Der vom Vorsitzenden des Ausschusses für Kultur, Jugend, Bildung,
Medien und Sport des Europäischen Parlaments Michel Rocard,
MdEP eingebrachte Änderungsantrag, der zu einer Gefährdung
der deutschen Kulturhauptstadt Europas 2010 geführt hatte,
wurde nach heftigen Protesten des Deutschen Kulturrates und der
deutschen Bewerberstädte für die Kulturhauptstadt 2010
abgelehnt. Rocard hatte vorgeschlagen, zunächst nur noch Kulturhauptstädte
Europas bis zum Jahr 2008 zu benennen. Die restlichen Benennungen,
so auch die deutsche, sollten gestrichen und nach einem neuen Verfahren
vergeben werden.

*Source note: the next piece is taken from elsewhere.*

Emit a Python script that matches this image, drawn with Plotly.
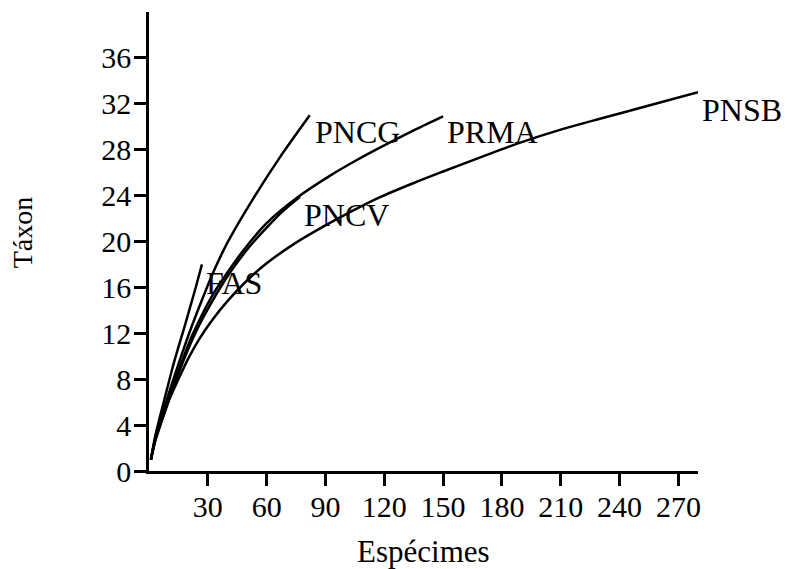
import plotly.graph_objects as go

# Data (Espécimes vs Táxon rarefaction curves)
fas_x = [1, 3, 6, 9, 12, 15, 18, 21, 24, 27]
fas_y = [1, 2.9, 5.0, 7.0, 9.0, 10.8, 12.5, 14.3, 16.1, 18.0]

pncg_x = [1, 3, 6, 10, 14, 18, 22, 27, 33, 40, 53, 67, 82]
pncg_y = [1, 2.7, 4.5, 6.7, 8.8, 10.8, 12.7, 14.9, 17.4, 19.9, 23.7, 27.4, 31.0]

prma_x = [1, 3, 6, 10, 14, 18, 22, 27, 33, 40, 48, 60, 77, 92, 106, 118, 134, 150]
prma_y = [1, 2.6, 4.3, 6.4, 8.3, 10.1, 11.8, 13.6, 15.5, 17.3, 19.2, 21.6, 24.0, 25.7, 27.1, 28.2, 29.6, 30.9]

pncv_x = [1, 3, 6, 10, 14, 18, 23, 28, 35, 43, 51, 60, 68, 77]
pncv_y = [1, 2.5, 4.1, 6.1, 8.0, 9.8, 11.8, 13.5, 15.6, 17.7, 19.5, 21.2, 22.6, 23.9]

pnsb_x = [1, 3, 6, 10, 15, 20, 26, 32, 40, 50, 60, 75, 90, 103, 117, 135, 150, 170, 189, 210, 230, 255, 280]
pnsb_y = [1, 2.6, 4.2, 6.1, 8.0, 9.8, 11.6, 13.1, 14.8, 16.6, 18.1, 19.9, 21.4, 22.6, 23.8, 25.1, 26.1, 27.4, 28.6, 29.75, 30.7, 31.85, 33.0]

series = [
    ("FAS", fas_x, fas_y),
    ("PNCG", pncg_x, pncg_y),
    ("PRMA", prma_x, prma_y),
    ("PNCV", pncv_x, pncv_y),
    ("PNSB", pnsb_x, pnsb_y),
]

# label anchor points (data coords, left edge / vertical middle)
label_names = ["PNCG", "PRMA", "PNCV", "FAS"]
label_x = [83.5, 151.0, 78.2, 28.2]
label_y = [29.5, 29.5, 22.3, 16.4]
pnsb_label_y = 31.5

x_ticks = [30, 60, 90, 120, 150, 180, 210, 240, 270]
y_ticks = [0, 4, 8, 12, 16, 20, 24, 28, 32, 36]

FONT = "Liberation Serif, Times New Roman, serif"

fig = go.Figure()
for name, xs, ys in series:
    fig.add_trace(go.Scatter(x=xs, y=ys, mode="lines", name=name,
                             line=dict(color="black", width=2.5, shape="spline", smoothing=0.8),
                             showlegend=False))

for n, lx, ly in zip(label_names, label_x, label_y):
    fig.add_annotation(x=lx, y=ly, xref="x", yref="y", text=n, showarrow=False,
                       xanchor="left", yanchor="middle",
                       font=dict(family=FONT, size=32, color="black"))
# PNSB label sits beyond the x range, so anchor it in paper coordinates
fig.add_annotation(x=1.0, y=pnsb_label_y, xref="paper", yref="y", text="PNSB", showarrow=False,
                   xanchor="left", yanchor="middle", xshift=2,
                   font=dict(family=FONT, size=32, color="black"))

# axis titles
fig.add_annotation(x=0.5, y=0, xref="paper", yref="paper", text="Espécimes", showarrow=False,
                   xanchor="center", yanchor="middle", yshift=-80,
                   font=dict(family=FONT, size=31, color="black"))
fig.add_annotation(x=0, y=0.52, xref="paper", yref="paper", text="Táxon", showarrow=False,
                   xanchor="center", yanchor="middle", xshift=-127, textangle=-90,
                   font=dict(family=FONT, size=28, color="black"))

fig.update_layout(
    width=787, height=569,
    margin=dict(l=149, r=89, t=12, b=98),
    paper_bgcolor="white", plot_bgcolor="white",
    font=dict(family=FONT, size=30, color="black"),
)
fig.update_xaxes(range=[0, 280], tickmode="array", tickvals=x_ticks,
                 ticktext=[str(v) for v in x_ticks],
                 showline=True, linecolor="black", linewidth=2.5,
                 ticks="outside", ticklen=12, tickwidth=2.5, tickcolor="black",
                 ticklabelstandoff=-5,
                 showgrid=False, zeroline=False,
                 tickfont=dict(family=FONT, size=30, color="black"))
fig.update_yaxes(range=[0, 40], tickmode="array", tickvals=y_ticks,
                 ticktext=[str(v) for v in y_ticks],
                 showline=True, linecolor="black", linewidth=2.5,
                 ticks="outside", ticklen=12, tickwidth=2.5, tickcolor="black",
                 ticklabelstandoff=-3,
                 showgrid=False, zeroline=False,
                 tickfont=dict(family=FONT, size=30, color="black"))

fig.write_html("out.html")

Die deutsche Setzung für 2010 wäre damit
aufgehoben gewesen. (siehe Pressemitteilung vom 26. Februar: www.kulturrat.de/publik/presse26-02-04.htm)
Für die 17 deutschen Bewerberstädte Kulturhauptstadt
Europas 2010 (Augsburg, Bamberg, Braunschweig, Bremen, Dessau/Wittenberg,
Essen, Görlitz, Halle, Karlsruhe, Kassel, Köln, Kreis
Lippe, Lübeck, Münster, Osnabrück, Potsdam, Regensburg)
ist die Nachricht aus Brüssel eine große Erleichterung.
Voraussichtlich noch im März dieses Jahres wird das Europäische
Parlament dem Vorschlag der Europäischen Kommission zustimmen.
Die deutschen Bewerberstädte können nun fast sicher davon
ausgehen, dass eine deutsche Stadt 2010 Europäische Kulturhauptstadt
wird.
Bis Ende März 2004 sollen die Bewerbungen der Städte
bei den Kulturressorts der Länder eingehen, bis Ende Juni 2004
leiten die Länder die Bewerbungen an das Auswärtige Amt
weiter. Im 3. Quartal 2004 übermittelt das Auswärtige
Amt die Bewerbungen mit der Bitte um Stellungnahme an den Bundesrat,
die dieser bis Ende Juni 2005 wiederum dem Auswärtigen Amt
zukommen lässt. Ende September 2005 teilt das Auswärtige
Amt den Gremien der EU die deutsche(n) Bewerbung(en) mit, wobei
die Gremien der Europäischen Union auch über die Stellungnahme
des Bundesrates unterrichtet werden.